A brilliant young rogue trader, who spun an elaborate web of fake transactions from his desk, has cost France's second-biggest bank €4,9-billion in what appears to be the largest fraud by a single trader.
Jerome Kerviel (31) deemed "a genius of fraud" by France's top banker, caused five times the financial damage of the notorious rogue trader Nick Leeson, who sparked the collapse of Barings Bank in 1995 with losses of £800-million.

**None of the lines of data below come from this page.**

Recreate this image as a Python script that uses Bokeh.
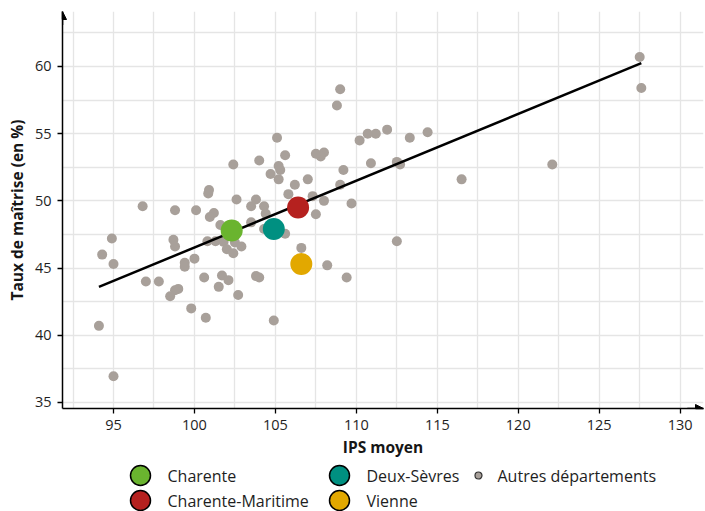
from bokeh.plotting import figure
from bokeh.models import Range1d, SingleIntervalTicker, Arrow, NormalHead, Title
from bokeh.layouts import column
from bokeh.core.properties import value
from bokeh.embed import file_html
from bokeh.resources import INLINE

# ---- data ----
autres_ips = [127.5, 127.6, 122.1, 116.5, 114.4, 113.3, 111.9, 111.2, 110.7, 110.2,
              109.0, 108.8, 108.0, 107.8, 107.5, 109.2, 110.9, 112.5, 112.7, 109.0,
              107.0, 106.2, 107.3, 108.0, 109.7, 107.5, 112.5, 106.6, 108.2, 109.4,
              105.1, 105.6, 104.0, 102.4, 105.2, 104.7, 105.2, 105.8, 103.8, 103.5,
              104.3, 102.6, 100.85, 100.9, 96.8, 98.8, 100.1, 101.2, 100.95, 101.6,
              104.4, 103.5, 105.6, 104.3, 100.8, 101.3, 101.8, 102.5, 102.9, 102.0,
              102.4, 94.9, 94.3, 95.0, 98.7, 98.8, 100.0, 99.4, 99.4, 97.0,
              97.8, 100.6, 101.7, 102.1, 101.5, 103.8, 104.0, 102.7, 99.0, 98.8,
              98.5, 99.8, 100.7, 104.9, 94.1, 95.0, 105.3]
autres_taux = [60.7, 58.4, 52.7, 51.6, 55.1, 54.7, 55.3, 55.0, 55.0, 54.5,
               58.3, 57.1, 53.6, 53.3, 53.5, 52.3, 52.8, 52.9, 52.7, 51.2,
               51.6, 51.2, 50.35, 50.0, 49.8, 49.0, 47.0, 46.5, 45.2, 44.3,
               54.7, 53.4, 53.0, 52.7, 52.6, 52.0, 51.6, 50.5, 50.1, 49.6,
               49.6, 50.1, 50.55, 50.8, 49.6, 49.3, 49.3, 49.1, 48.8, 48.2,
               49.05, 48.4, 47.55, 47.9, 47.0, 47.0, 46.95, 46.9, 46.6, 46.4,
               46.1, 47.2, 46.0, 45.3, 47.1, 46.6, 45.7, 45.4, 45.1, 44.0,
               44.0, 44.3, 44.45, 44.1, 43.6, 44.4, 44.3, 43.0, 43.45, 43.35,
               42.9, 42.0, 41.3, 41.1, 40.7, 36.95, 52.3]

dept_names = ["Charente", "Charente-Maritime", "Deux-Sèvres", "Vienne"]
dept_ips = [102.3, 106.4, 104.9, 106.6]
dept_taux = [47.8, 49.5, 47.9, 45.3]
dept_colors = ["#6AB42F", "#B5211F", "#009081", "#E2A800"]
autres_label = "Autres départements"
autres_color = "#A8A09A"

fit_slope = 0.497
fit_intercept = -3.17

x_ticks = [95, 100, 105, 110, 115, 120, 125, 130]
y_ticks = [35, 40, 45, 50, 55, 60]
x_title = "IPS moyen"
y_title = "Taux de maîtrise (en %)"

FONT = "Open Sans"
X0, X1 = 91.85, 131.44
Y0, Y1 = 34.55, 64.09

W = 705
MAIN_H = 461
p = figure(width=W, height=MAIN_H, x_range=Range1d(X0, X1), y_range=Range1d(Y0, Y1),
           output_backend="svg", toolbar_location=None,
           min_border_left=62, min_border_right=2, min_border_top=11, min_border_bottom=53)
p.frame_align = False
p.outline_line_color = None
p.background_fill_color = "white"

for g in (p.xgrid, p.ygrid):
    g.grid_line_color = "#E5E5E5"
    g.grid_line_width = 1.3
p.xgrid.ticker = SingleIntervalTicker(interval=2.5)
p.ygrid.ticker = SingleIntervalTicker(interval=2.5)

for ax in (p.xaxis, p.yaxis):
    ax.minor_tick_line_color = None
    ax.major_tick_in = 0
    ax.major_tick_out = 5
    ax.major_tick_line_width = 1.3
    ax.axis_line_width = 1.5
    ax.axis_line_color = "black"
    ax.major_tick_line_color = "black"
    ax.major_label_text_font = FONT
    ax.major_label_text_font_size = "14.5px"
    ax.major_label_text_color = "#1E1E1E"
    ax.axis_label_text_font = FONT
    ax.axis_label_text_font_size = "15.5px"
    ax.axis_label_text_font_style = "bold"
    ax.axis_label_text_color = "#161616"
p.xaxis.ticker = x_ticks
p.yaxis.ticker = y_ticks
p.yaxis.axis_label = y_title
p.xaxis.major_label_standoff = 6
p.yaxis.major_label_standoff = 6
p.yaxis.axis_label_standoff = 4

# x axis title as a centred title below the axis
p.add_layout(Title(text=x_title, align="center", text_font=FONT, text_font_size="15.5px",
                   text_font_style="bold", text_color="#161616", standoff=2, offset=0), "below")

# axis arrows
p.add_layout(Arrow(end=NormalHead(size=8, fill_color="black", line_color="black"),
                   x_start=X0, y_start=Y1 - 1, x_end=X0, y_end=Y1, line_width=1.5))
p.add_layout(Arrow(end=NormalHead(size=8, fill_color="black", line_color="black"),
                   x_start=X1 - 1, y_start=Y0, x_end=X1, y_end=Y0, line_width=1.5))

p.scatter(autres_ips, autres_taux, size=10, fill_color=autres_color, line_color=None)

fx = [min(autres_ips + dept_ips), max(autres_ips + dept_ips)]
fy = [fit_intercept + fit_slope * v for v in fx]
p.line(fx, fy, line_color="black", line_width=2.5)

p.scatter(dept_ips, dept_taux, size=22, fill_color=dept_colors, line_color=None)

# ---- legend (separate strip) ----
LH = 511 - MAIN_H
lg = figure(width=W, height=LH, x_range=Range1d(0, W), y_range=Range1d(LH, 0),
            output_backend="svg", toolbar_location=None,
            x_axis_location=None, y_axis_location=None,
            min_border=0, min_border_left=0, min_border_right=0, min_border_top=0, min_border_bottom=0)
lg.frame_align = False
lg.xgrid.visible = False
lg.ygrid.visible = False
lg.outline_line_color = None

col_x = [140, 140, 339, 339]
row_y = [14, 39, 14, 39]
lg.scatter(col_x, row_y, size=20, fill_color=dept_colors, line_color="black", line_width=1.5)
lg.text([x + 27 for x in col_x], row_y, text=dept_names, text_font=value(FONT),
        text_font_size="16px", text_baseline="middle", text_color="#1E1E1E")
lg.scatter([478], [14], size=7, fill_color=autres_color, line_color="#333333", line_width=1.2)
lg.text([497], [14], text=[autres_label], text_font=value(FONT),
        text_font_size="16px", text_baseline="middle", text_color="#1E1E1E")

layout = column(p, lg, spacing=0)
open("out.html", "w").write(file_html(layout, INLINE))
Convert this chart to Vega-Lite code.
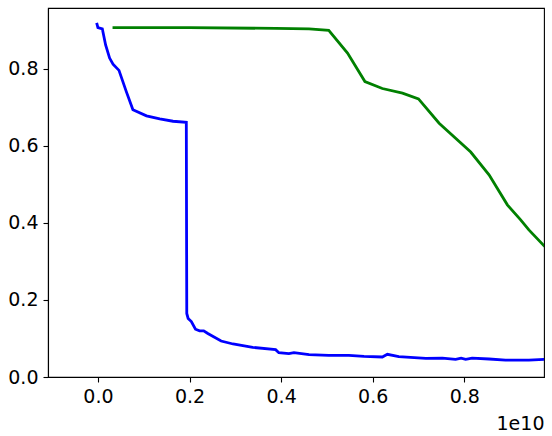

The discovery at the weekend of what SocGen deemed an isolated fraud of "unprecedented size" caused concern in a market already reeling from the sub-prime crisis. There was astonishment at how a junior trader on the bank's award-winning derivatives desk, described as both "brilliantly intelligent" and a troubled Walter Mitty character, could create fictitious accounts and wreak havoc. The young trader appeared to have acted alone and reaped no personal financial benefit. "[It's] everyone's worst nightmare," said Richard Fuld, chairperson of the rival bank Lehman Brothers at the World Economic Forum in Davos.
London was on Thursday awash with rumours that SocGen's desperate race to clear up the damage and unravel Kerviel's trading positions were at the heart of the stockmarket turmoil on Monday when share prices across Europe crumbled by 7%.